> [Required task] The line holding "const widthLabels = ['1.00', '0.75', '0.50', '0.25'];" is the last one to output; start at the first line of the data, keep every line in between exactly, and leave out pictures.

> [Material provided]
-.-.-

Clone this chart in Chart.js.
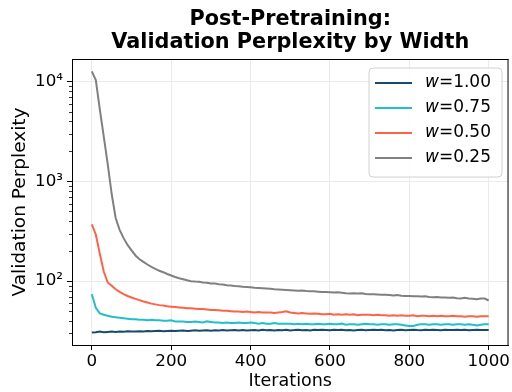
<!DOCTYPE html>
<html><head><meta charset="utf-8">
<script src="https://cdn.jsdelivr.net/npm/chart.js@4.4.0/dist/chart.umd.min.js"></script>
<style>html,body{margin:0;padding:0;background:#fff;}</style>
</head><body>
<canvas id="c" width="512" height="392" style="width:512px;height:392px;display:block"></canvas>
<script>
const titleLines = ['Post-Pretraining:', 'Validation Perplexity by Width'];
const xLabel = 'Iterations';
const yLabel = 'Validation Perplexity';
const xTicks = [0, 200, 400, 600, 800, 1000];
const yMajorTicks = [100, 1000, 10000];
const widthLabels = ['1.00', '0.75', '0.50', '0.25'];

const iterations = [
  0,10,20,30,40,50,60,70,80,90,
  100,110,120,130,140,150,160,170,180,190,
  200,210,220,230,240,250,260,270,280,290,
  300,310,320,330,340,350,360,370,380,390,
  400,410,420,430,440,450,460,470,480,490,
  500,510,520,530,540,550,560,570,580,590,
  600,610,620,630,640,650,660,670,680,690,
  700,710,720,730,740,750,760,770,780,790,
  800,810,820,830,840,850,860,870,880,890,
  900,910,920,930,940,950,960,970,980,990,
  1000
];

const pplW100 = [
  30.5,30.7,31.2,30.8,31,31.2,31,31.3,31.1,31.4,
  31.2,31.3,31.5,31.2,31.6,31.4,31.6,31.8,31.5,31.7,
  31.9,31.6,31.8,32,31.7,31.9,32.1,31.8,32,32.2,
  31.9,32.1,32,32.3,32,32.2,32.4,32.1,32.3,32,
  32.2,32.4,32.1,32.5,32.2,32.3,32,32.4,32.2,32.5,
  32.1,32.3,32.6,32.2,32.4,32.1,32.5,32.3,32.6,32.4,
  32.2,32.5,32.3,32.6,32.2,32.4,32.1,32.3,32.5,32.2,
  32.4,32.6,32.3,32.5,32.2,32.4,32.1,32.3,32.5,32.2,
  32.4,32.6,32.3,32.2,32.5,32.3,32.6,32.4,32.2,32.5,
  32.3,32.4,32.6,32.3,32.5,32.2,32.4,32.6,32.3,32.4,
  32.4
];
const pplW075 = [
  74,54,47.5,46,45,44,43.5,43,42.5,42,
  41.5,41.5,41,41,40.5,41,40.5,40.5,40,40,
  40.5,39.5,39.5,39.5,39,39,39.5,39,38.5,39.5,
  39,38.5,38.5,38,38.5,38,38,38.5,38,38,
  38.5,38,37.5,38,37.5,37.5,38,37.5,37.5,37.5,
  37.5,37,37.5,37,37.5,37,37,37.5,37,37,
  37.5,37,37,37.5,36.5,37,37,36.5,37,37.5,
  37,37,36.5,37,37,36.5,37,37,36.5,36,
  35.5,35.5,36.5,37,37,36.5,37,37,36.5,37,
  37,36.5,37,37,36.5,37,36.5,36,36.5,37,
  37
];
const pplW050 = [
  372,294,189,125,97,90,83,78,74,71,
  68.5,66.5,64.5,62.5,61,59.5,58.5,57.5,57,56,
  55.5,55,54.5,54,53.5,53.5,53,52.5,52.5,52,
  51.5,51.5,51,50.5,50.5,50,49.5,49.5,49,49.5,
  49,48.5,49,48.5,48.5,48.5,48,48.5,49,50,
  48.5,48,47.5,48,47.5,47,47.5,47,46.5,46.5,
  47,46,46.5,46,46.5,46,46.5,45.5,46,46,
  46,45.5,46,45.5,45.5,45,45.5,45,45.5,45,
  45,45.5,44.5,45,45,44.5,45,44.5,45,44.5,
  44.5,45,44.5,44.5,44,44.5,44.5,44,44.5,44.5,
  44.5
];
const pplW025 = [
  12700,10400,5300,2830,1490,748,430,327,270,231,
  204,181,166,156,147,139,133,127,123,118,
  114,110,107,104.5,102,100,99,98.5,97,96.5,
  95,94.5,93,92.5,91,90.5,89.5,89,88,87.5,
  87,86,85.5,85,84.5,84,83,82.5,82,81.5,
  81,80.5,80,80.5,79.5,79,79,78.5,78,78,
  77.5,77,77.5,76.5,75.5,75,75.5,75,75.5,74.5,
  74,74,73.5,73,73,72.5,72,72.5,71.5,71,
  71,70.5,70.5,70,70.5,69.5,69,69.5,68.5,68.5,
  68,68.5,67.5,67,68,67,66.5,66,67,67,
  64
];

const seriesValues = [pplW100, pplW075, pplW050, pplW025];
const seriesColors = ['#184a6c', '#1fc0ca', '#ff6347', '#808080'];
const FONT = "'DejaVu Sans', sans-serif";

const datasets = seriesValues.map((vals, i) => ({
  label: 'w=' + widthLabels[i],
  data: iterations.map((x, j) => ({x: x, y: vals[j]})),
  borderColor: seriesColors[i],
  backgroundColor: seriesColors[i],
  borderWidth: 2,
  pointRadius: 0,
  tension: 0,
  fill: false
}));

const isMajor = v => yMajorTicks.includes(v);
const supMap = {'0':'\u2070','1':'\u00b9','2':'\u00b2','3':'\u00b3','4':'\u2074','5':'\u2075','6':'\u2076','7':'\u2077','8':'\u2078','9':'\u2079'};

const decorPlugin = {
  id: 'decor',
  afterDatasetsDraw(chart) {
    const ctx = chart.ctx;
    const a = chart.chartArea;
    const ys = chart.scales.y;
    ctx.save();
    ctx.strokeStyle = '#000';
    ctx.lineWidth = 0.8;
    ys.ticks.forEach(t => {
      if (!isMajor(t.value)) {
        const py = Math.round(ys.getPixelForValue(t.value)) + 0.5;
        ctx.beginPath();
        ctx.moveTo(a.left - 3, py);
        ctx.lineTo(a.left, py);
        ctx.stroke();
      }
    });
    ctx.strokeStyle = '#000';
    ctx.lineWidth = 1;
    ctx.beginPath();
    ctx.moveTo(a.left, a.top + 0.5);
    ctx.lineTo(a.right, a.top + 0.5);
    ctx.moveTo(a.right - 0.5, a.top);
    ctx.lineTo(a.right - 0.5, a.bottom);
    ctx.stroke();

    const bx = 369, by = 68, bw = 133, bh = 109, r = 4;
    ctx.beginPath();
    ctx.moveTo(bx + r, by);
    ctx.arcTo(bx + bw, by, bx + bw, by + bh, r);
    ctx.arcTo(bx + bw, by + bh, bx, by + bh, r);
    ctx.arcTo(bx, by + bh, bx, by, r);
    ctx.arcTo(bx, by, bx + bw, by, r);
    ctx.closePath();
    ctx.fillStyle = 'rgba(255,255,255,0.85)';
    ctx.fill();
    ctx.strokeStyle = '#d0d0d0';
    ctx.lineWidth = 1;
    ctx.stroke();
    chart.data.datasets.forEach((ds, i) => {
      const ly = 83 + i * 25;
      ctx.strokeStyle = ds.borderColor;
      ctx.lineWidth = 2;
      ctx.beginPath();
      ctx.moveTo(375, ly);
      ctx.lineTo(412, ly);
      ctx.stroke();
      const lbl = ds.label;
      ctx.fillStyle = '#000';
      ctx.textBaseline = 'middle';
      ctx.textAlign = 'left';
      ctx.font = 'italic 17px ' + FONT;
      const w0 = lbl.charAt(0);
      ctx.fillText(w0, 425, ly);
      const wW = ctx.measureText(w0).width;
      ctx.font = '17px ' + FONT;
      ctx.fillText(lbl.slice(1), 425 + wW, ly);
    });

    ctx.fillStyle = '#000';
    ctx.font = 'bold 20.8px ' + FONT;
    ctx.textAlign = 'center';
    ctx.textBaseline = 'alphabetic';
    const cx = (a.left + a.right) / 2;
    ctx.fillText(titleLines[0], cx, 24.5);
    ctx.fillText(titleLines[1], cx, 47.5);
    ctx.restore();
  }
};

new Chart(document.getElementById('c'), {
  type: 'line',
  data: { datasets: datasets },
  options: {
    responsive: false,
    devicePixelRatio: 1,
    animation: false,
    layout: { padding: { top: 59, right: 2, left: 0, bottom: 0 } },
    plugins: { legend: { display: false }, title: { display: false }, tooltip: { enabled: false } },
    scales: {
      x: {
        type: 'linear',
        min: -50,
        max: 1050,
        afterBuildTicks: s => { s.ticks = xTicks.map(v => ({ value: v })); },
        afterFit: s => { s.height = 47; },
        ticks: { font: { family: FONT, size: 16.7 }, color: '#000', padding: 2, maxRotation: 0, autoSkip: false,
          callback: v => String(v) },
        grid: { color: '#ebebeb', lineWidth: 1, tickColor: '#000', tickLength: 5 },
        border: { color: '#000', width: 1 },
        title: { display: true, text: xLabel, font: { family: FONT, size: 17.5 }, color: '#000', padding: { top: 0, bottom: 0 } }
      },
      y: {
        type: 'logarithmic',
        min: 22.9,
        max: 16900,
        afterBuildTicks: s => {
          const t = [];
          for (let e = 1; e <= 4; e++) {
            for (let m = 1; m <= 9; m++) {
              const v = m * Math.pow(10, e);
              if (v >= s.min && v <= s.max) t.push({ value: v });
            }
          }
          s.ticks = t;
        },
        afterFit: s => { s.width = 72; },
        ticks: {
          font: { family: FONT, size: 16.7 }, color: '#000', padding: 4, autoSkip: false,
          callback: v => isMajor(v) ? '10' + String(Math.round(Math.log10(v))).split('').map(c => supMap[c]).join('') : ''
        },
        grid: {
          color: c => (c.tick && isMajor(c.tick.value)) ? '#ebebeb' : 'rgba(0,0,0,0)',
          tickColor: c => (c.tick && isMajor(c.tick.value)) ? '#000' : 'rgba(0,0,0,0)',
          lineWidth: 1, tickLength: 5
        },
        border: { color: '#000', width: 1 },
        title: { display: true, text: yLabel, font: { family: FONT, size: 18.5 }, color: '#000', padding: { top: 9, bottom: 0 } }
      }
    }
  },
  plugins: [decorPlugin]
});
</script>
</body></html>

-.-.-

> [Exercise response]
Clone this chart in Chart.js.
<!DOCTYPE html>
<html><head><meta charset="utf-8">
<script src="https://cdn.jsdelivr.net/npm/chart.js@4.4.0/dist/chart.umd.min.js"></script>
<style>html,body{margin:0;padding:0;background:#fff;}</style>
</head><body>
<canvas id="c" width="512" height="392" style="width:512px;height:392px;display:block"></canvas>
<script>
const titleLines = ['Post-Pretraining:', 'Validation Perplexity by Width'];
const xLabel = 'Iterations';
const yLabel = 'Validation Perplexity';
const xTicks = [0, 200, 400, 600, 800, 1000];
const yMajorTicks = [100, 1000, 10000];
const widthLabels = ['1.00', '0.75', '0.50', '0.25'];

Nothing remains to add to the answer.